A Diagnosis Of Kidney Disease Is Life Changing
Education and Advocacy The statistics are overwhelming. One in 10 Canadians have kidney disease and millions more are at risk.
Kidney disease has a significant impact on patients and their families as they cope with the negative socio-economic impacts of a disease which requires extreme treatment options — a lifetime of dialysis, or a kidney transplant.
Neither treatment option is a cure. Lives are cut short by this insidious disease.
As the incidence of diabetes and chronic high blood pressure continue to rise in Canada, for so many people, the impact on kidney health will be devastating. According to the 2015 Canadian Organ Replacement Register Annual Report (2004-2013), diabetes is the main cause of kidney failure in nearly 36 percent of newly-diagnosed patients; the prevalence rate for patients being treated by dialysis has increased 123 percent since 1994.
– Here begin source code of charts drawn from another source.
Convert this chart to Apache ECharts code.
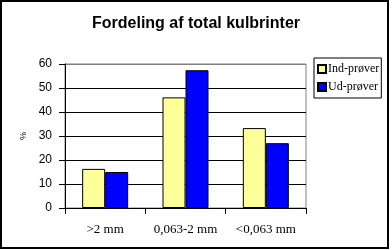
<!DOCTYPE html>
<html>
<head>
<meta charset="utf-8">
<script src="https://cdn.jsdelivr.net/npm/echarts@6/dist/echarts.min.js"></script>
<style>html,body{margin:0;padding:0;background:#fff}#c{width:392px;height:250px}</style>
</head>
<body>
<div id="c"></div>
<script>
const categories = ['>2 mm', '0,063-2 mm', '<0,063 mm'];
const indProever = [16.3, 46.1, 33.3];
const udProever = [15.0, 57.4, 27.0];
const yTicks = [0, 10, 20, 30, 40, 50, 60];

const chart = echarts.init(document.getElementById('c'), null, {renderer: 'canvas'});
chart.setOption({
  animation: false,
  backgroundColor: '#fff',
  title: {
    text: 'Fordeling af total kulbrinter',
    left: 'center',
    top: 11,
    textStyle: {fontFamily: 'Liberation Sans, Arial', fontWeight: 'bold', fontSize: 16, color: '#000'}
  },
  graphic: [{
    type: 'rect',
    shape: {x: 1, y: 1, width: 387, height: 247},
    style: {fill: 'none', stroke: '#000', lineWidth: 2},
    silent: true
  }],
  legend: {
    orient: 'vertical',
    left: 314,
    top: 58,
    borderColor: '#000',
    borderWidth: 1,
    padding: [5, 2, 5, 3],
    itemWidth: 8,
    itemHeight: 8,
    itemGap: 6,
    icon: 'rect',
    textStyle: {fontFamily: 'Liberation Serif, Times New Roman', fontSize: 12, color: '#000', padding: [0, 0, 0, -3]},
    data: ['Ind-prøver', 'Ud-prøver']
  },
  grid: {left: 65, top: 64, width: 241, height: 144, containLabel: false, show: true, borderColor: '#808080', borderWidth: 1, backgroundColor: 'transparent'},
  xAxis: {
    type: 'category',
    data: categories,
    axisLine: {lineStyle: {color: '#000', width: 1}},
    axisTick: {show: true, interval: 0, length: 6, lineStyle: {color: '#000'}},
    axisLabel: {fontFamily: 'Liberation Serif, Times New Roman', fontSize: 13, color: '#000', margin: 15, interval: 0}
  },
  yAxis: {
    type: 'value',
    min: yTicks[0],
    max: yTicks[yTicks.length - 1],
    interval: 10,
    name: '%',
    nameLocation: 'middle',
    nameGap: 33,
    nameRotate: 90,
    nameTextStyle: {fontFamily: 'Liberation Sans, Arial', fontSize: 9, color: '#000'},
    axisLine: {show: true, lineStyle: {color: '#000', width: 1}},
    axisTick: {show: true, length: 6, lineStyle: {color: '#000'}},
    axisLabel: {fontFamily: 'Liberation Sans, Arial', fontSize: 12, color: '#000', margin: 13},
    splitLine: {show: true, lineStyle: {color: ['#000', '#000', '#000', '#000', '#000', '#000', '#808080'], width: 1}}
  },
  series: [
    {
      name: 'Ind-prøver', type: 'bar', data: indProever, barWidth: 23, barGap: '0%',
      itemStyle: {color: '#FFFF99', borderColor: '#000', borderWidth: 1}
    },
    {
      name: 'Ud-prøver', type: 'bar', data: udProever, barWidth: 23, barGap: '0%',
      itemStyle: {color: '#0000FF', borderColor: '#000', borderWidth: 1}
    }
  ]
});
</script>
</body>
</html>
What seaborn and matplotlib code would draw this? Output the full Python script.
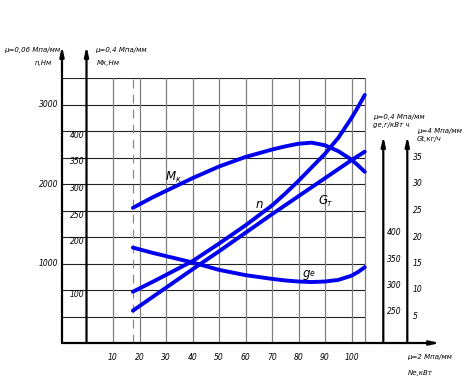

Research improving treatment
Thankfully, research discoveries have helped to vastly improve treatment options and to identify kidney disease earlier, slowing its progression. Patients are now able to dialyze at home — some even while sleeping, and the success rate of transplants over the long-term has continuously improved.
We have come a very long way from the early discovery days of dialysis and the first experimental transplants as treatment methods for kidney failure. However, much more needs to be done to prevent the disease through early detection and awareness.
To achieve optimal health status, all people affected by kidney disease need access to healthcare, socio-emotional and financial support. This includes equitable access to appropriate cost-effective treatment close to home. A patient’s background and personal circumstances shouldn’t be the deciding factor when choosing a treatment option. If desired and appropriate, patients must have timely access to successful long-term organ transplantation. Care and support is also required for those who withdraw from or do not wish to start dialysis treatment.
"To achieve optimal health status, all people affected by kidney disease need access to healthcare, socio-emotional and financial support."
Effective provincial and coordinated federal policies must be put in place to support kidney research and kidney care, including organ donation and transplantation.
As Canadians we have achieved many milestones in helping patients with kidney disease. With the work we’ve done, and a stronger coordinated effort, a future without kidney failure is possible.